An opinion writer at the Washington Post, Jennifer Rubin, wrote an opinion criticizing my brother, Franklin Graham, for saying that Presidential candidate Pete Buttigieg’s homosexual lifestyle is a sin.
She quotes a Robert Jones from the People’s Religious Research Institute, “While Franklin Graham has not changed his tune on LGBT rights in decades, the American public has. Graham’s recent comments about Pete Buttigieg are strongly out of step not only with the country as a whole but with most Christians.”
As believing Christians, we do not get our convictions from the most recent polling data. That changes from day-to-day, year to year. Our convictions do not have to be in step with the American public. Our convictions are based on the Word of God.
Ms. Rubin writes:”Graham’s generation may be the last that condemns gay marriage. The PRRI report found that 53 percent of young white evangelical Protestants (ages 18 to 29) favor the legality of same-sex marriage, compared to just 25 percent of white evangelical seniors. Nearly 6 in 10 young Republicans (ages 18 to 29) favor the legality of same-sex marriage, compared to only 28 percent of Republican seniors.”
Have we lost biblical convictions to political correctness and our own standards? Is there no higher authority? Are our standards based on polling? Popularity? Feelings? Our own opinions? I fear so.
I once asked a young UVA student what her world view was. She said she just wanted to be kind to everyone. There was no acknowledgement of an absolute power and higher authority than herself. This is how our young people are making decisions. Is that the right way?

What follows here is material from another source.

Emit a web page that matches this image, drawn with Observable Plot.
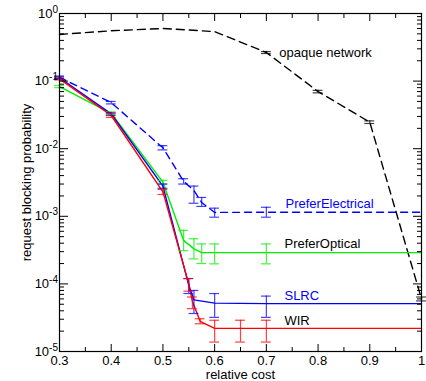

In the book of Judges in the Bible, it says over and over again that “everyman did what was right in their own eyes.”(Judges 17:6) That is where we are. We are doing what is right in our own eyes – from same-sex marriage to post-birth abortion. We are calling good evil and evil good.
My convictions, and my brother’s are based on what God says in the Bible. Franklin wasn’t just stating his opinion – I don’t much care what his “opinion” might be ’cause it could change. But Franklin was quoting what God says. Ms. Rubin’s argument isn’t with my brother but with God Himself.
God says homosexuality is a sin – as is adultery, murder, lying – a sin that can be forgiven.
But God will hold us accountable for our sins as a nation and as individuals when we thumb our noses at His absolute truth as revealed in His Word.